With the political ethos in which Nick Clegg leaked the Tories refused to build social housing, because it would ‘create Labour voters’, can they really risk a torrent of affordable homes in such a safe consistency? Especially while May annoys Brexit leavers and remainers alike, in one swift goof.

Minister Gavin Barwell confessed to Inside Housing Magazine, they were scheduling to build higher rent homes, and supplying socially rented council housing was just a giggle. Upon being asked if homes planned would be of lower-level council rents, the minister said, “No, I think the idea is that they are what you’d call affordable rents in housing terminology, but they are social housing.” Shamefully, what’s “affordable” to a minister, far out-stretches what’s affordable to most.

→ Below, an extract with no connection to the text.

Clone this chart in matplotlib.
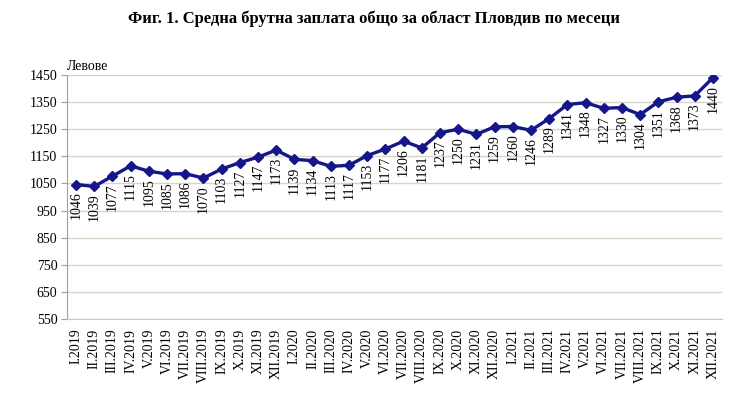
import matplotlib
matplotlib.use("Agg")
from matplotlib import pyplot as plt

plt.rcParams['font.family'] = ['Liberation Serif', 'DejaVu Serif']

months = ["I", "II", "III", "IV", "V", "VI", "VII", "VIII", "IX", "X", "XI", "XII"]
years = ["2019", "2020", "2021"]
labels = [m + "." + y for y in years for m in months]

wages = [1046, 1039, 1077, 1115, 1095, 1085, 1086, 1070, 1103, 1127, 1147, 1173,
         1139, 1134, 1113, 1117, 1153, 1177, 1206, 1181, 1237, 1250, 1231, 1259,
         1260, 1246, 1289, 1341, 1348, 1327, 1330, 1304, 1351, 1368, 1373, 1440]

y_ticks = list(range(550, 1451, 100))

fig = plt.figure(figsize=(7.49, 4.0), dpi=100)
ax = fig.add_axes([67 / 749, 81 / 400, 655 / 749, 244 / 400])

x = list(range(len(wages)))
ax.plot(x, wages, color="#14168a", linewidth=2.4, marker="D", markersize=5,
        zorder=3)

for xi, v in zip(x, wages):
    ax.annotate(str(v), (xi, v), xytext=(0, -5), textcoords="offset points",
                rotation=90, ha="center", va="top", fontsize=10)

ax.set_xlim(-0.5, len(wages) - 0.5)
ax.set_ylim(550, 1450)
ax.set_yticks(y_ticks)
ax.set_yticklabels([str(t) for t in y_ticks], fontsize=10)
ax.set_xticks(x)
ax.set_xticklabels(labels, rotation=90, fontsize=10)
ax.tick_params(axis="x", length=0, pad=7)
ax.tick_params(axis="y", length=4, color="#a0a0a0", pad=3)

ax.grid(axis="y", color="#d6d6c6", linewidth=1)
ax.set_axisbelow(True)
for s in ["top", "right"]:
    ax.spines[s].set_visible(False)
ax.spines["left"].set_color("#a0a0a0")
ax.spines["bottom"].set_color("#c8c8b8")

ax.text(0.0, 1.01, "Левове", transform=ax.transAxes, fontsize=10,
        ha="left", va="bottom")

fig.text(0.5, 0.953, "Фиг. 1. Средна брутна заплата общо за област Пловдив по месеци",
         ha="center", va="center", fontsize=12, fontweight="bold")

plt.savefig("out.png", dpi=100)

So, a meeting to discuss future housing in our town, with an MP who, according to theyworkforyou, “has never rebelled against their party.” A parliament which can’t guarantee safety in existing social housing, and u-turned their flagship pledge to build the “a new generation” of social housing announced in their manifesto, okay, I’m not holding my breath; preparing for a winter of discontent like a Tory; I’ve got my badger-skin hat on already.

I’d rather take my chances with a Boy George tribute act, than a hag like May from the church of the poison mind. Good luck to the Exchange, we’re gonna need to let our hair down.